# Inherited broken down lawn mower



## nmarlowe (Jan 5, 2004)

Hi everybody, I'm new to the list. I just inherited a Murray riding lawn mower from a friend and it doesn't run. He said that when it stopped running he figured it was the starter. I haven't tried it yet due to a dead battery. He said when trying to start it, the engine will turn but never start. I'm going to get a battery charger tomorrow and see what I can find out. My question is, how do I find out what model engine it is? All I can find is Briggs and Stratton 12 hp Synchro-Blanaced. I was looking at starters and it would help if I had a model number for the engine. I'm not sure how old the mower is, but it looks like at least 8-10 years old. It is red if that helps (I know the new ones are black). I believe also that he said he replaced the starter with one that wasn't exactly the same. And he put a new fuel filter on. I'm thinking its not getting any gas, so I'll probably start with cleaning everything up. 

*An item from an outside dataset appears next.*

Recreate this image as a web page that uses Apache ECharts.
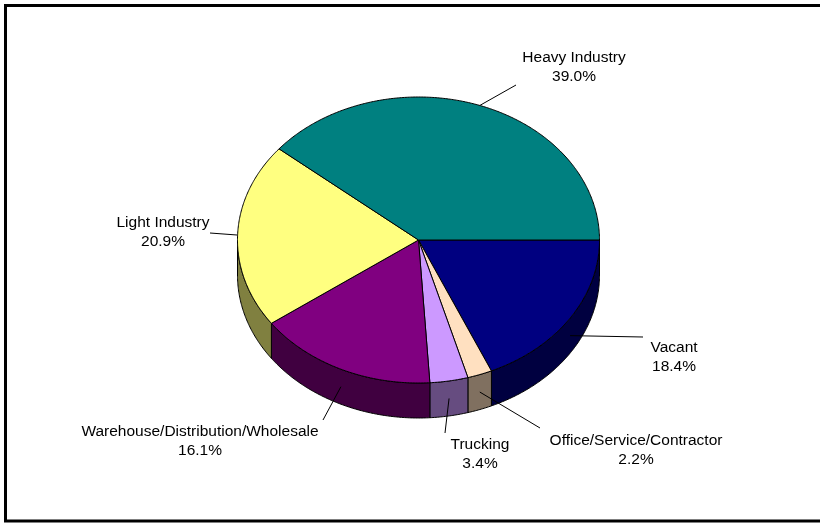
<!DOCTYPE html>
<html>
<head>
<meta charset="utf-8">
<title>Land Use Share</title>
<script src="https://cdn.jsdelivr.net/npm/echarts@6/dist/echarts.min.js"></script>
<style>
  html, body { margin: 0; padding: 0; background: #ffffff; }
  #chart { width: 820px; height: 523px; }
</style>
</head>
<body>
<div id="chart"></div>
<script>
// Land-use categories, listed clockwise from the 3 o'clock position
const categories = ['Vacant', 'Office/Service/Contractor', 'Trucking',
  'Warehouse/Distribution/Wholesale', 'Light Industry', 'Heavy Industry'];
const shares = [18.4, 2.2, 3.4, 16.1, 20.9, 39.0];

// Face colours and the darker tones used on the rim of the disc
const topColors = ['#000080', '#FFE0C0', '#CC99FF', '#800080', '#FFFF80', '#008080'];
const sideColors = ['#000040', '#807060', '#664C80', '#400040', '#808040', '#004040'];

// Tilted-disc geometry
const CX = 418.5, CY = 240, RX = 181, RY = 143, DEPTH = 35;

// Label centres and the outer end of each leader line
const labelLayout = [
  { c: [674, 357], end: [643, 337] },
  { c: [636, 450], end: [540, 428] },
  { c: [480, 454], end: [445, 433] },
  { c: [200, 441], end: [323, 420] },
  { c: [163, 232], end: [210, 233] },
  { c: [574, 67],  end: [516, 85] }
];

const total = shares.reduce((a, b) => a + b, 0);
const startDeg = [];
shares.reduce((acc, v, i) => { startDeg[i] = acc; return acc + v / total * 360; }, 0);

function pt(deg, dy) {
  const r = deg * Math.PI / 180;
  return [CX + RX * Math.cos(r), CY + RY * Math.sin(r) + (dy || 0)];
}
function arc(a0, a1, dy) {
  const pts = [];
  const n = Math.max(2, Math.ceil(Math.abs(a1 - a0) / 0.5));
  for (let k = 0; k <= n; k++) pts.push(pt(a0 + (a1 - a0) * k / n, dy));
  return pts;
}
function sliceSpan(i, v) {
  const a0 = startDeg[i];
  return [a0, a0 + v / total * 360];
}

const seriesData = shares.map((v, i) => ({ name: categories[i], value: v }));

// Rim of the disc: only the front half (0..180 deg) faces the viewer
function renderSide(params, api) {
  const i = params.dataIndex;
  const [a0, a1] = sliceSpan(i, api.value(0));
  const s = Math.max(a0, 0), e = Math.min(a1, 180);
  if (e <= s) return { type: 'group', children: [] };
  const pts = arc(s, e, 0).concat(arc(e, s, DEPTH));
  return {
    type: 'polygon',
    shape: { points: pts },
    style: { fill: sideColors[i], stroke: '#000', lineWidth: 1, lineJoin: 'round' }
  };
}

// Upper face of each slice
function renderTop(params, api) {
  const i = params.dataIndex;
  const [a0, a1] = sliceSpan(i, api.value(0));
  const pts = [[CX, CY]].concat(arc(a0, a1, 0));
  return {
    type: 'polygon',
    shape: { points: pts },
    style: { fill: topColors[i], stroke: '#000', lineWidth: 1, lineJoin: 'round' }
  };
}

// Leader line from the slice's middle to its label
function renderLabel(params, api) {
  const i = params.dataIndex;
  const v = api.value(0);
  const [a0, a1] = sliceSpan(i, v);
  const mid = (a0 + a1) / 2;
  const m = ((mid % 360) + 360) % 360;
  const front = m > 0 && m < 180;
  const from = pt(mid, front ? DEPTH / 2 : 0);
  const lay = labelLayout[i];
  return {
    type: 'group',
    children: [
      {
        type: 'line',
        shape: { x1: from[0], y1: from[1], x2: lay.end[0], y2: lay.end[1] },
        style: { stroke: '#000', lineWidth: 1 }
      },
      {
        type: 'text',
        x: lay.c[0], y: lay.c[1],
        style: {
          text: categories[i] + '\n' + v.toFixed(1) + '%',
          align: 'center', verticalAlign: 'middle',
          fontFamily: '"Liberation Sans", Arial, sans-serif',
          fontSize: 15.5, lineHeight: 19, fill: '#000'
        }
      }
    ]
  };
}

const chart = echarts.init(document.getElementById('chart'), null, { renderer: 'canvas' });
chart.setOption({
  animation: false,
  backgroundColor: '#ffffff',
  graphic: [{
    type: 'rect',
    shape: { x: 5.5, y: 5.5, width: 840, height: 515.5 },
    style: { fill: 'none', stroke: '#000', lineWidth: 3 },
    silent: true
  }],
  series: [
    { type: 'custom', coordinateSystem: 'none', z: 1, silent: true, renderItem: renderSide, data: seriesData },
    { type: 'custom', coordinateSystem: 'none', z: 2, silent: true, renderItem: renderTop, data: seriesData },
    { type: 'custom', coordinateSystem: 'none', z: 3, silent: true, renderItem: renderLabel, data: seriesData }
  ]
});
</script>
</body>
</html>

Thanks in advance for any help!

Neil


----------



## dgraham225 (Dec 6, 2002)

most of the time, briggs put the model #'s on the side of the flywheel shroud. (front cover).


----------



## DS (Nov 9, 1999)

"He said that when it stopped running he figured it was the starter." 

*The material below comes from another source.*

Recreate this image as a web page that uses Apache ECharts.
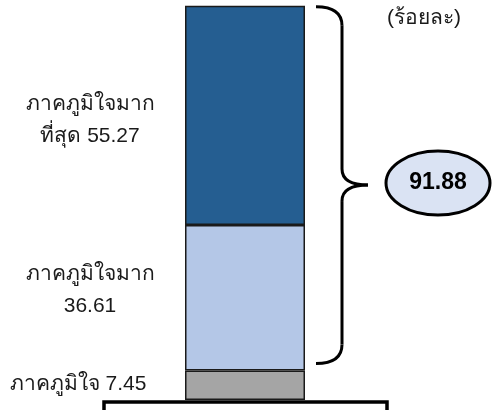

The starter has no effect when the engine is running, so if the engine stopped, I don't see how the problem would be the starter.


"He said when trying to start it, the engine will turn but never start."

If the engine turns over, and assuming it's turning over at a normal rate, the starter is working.


----------



## dgraham225 (Dec 6, 2002)

so true, i didnt really catch that. shouldnt be the starter if it turns over.


----------



## bugman (Aug 12, 2004)

if like mine the rings are bad and it's fouling the plugs due to bad compression so new rings are in order but that may not be it so try a new plug and if it will start/run for a while then start shaking then it's rings.


----------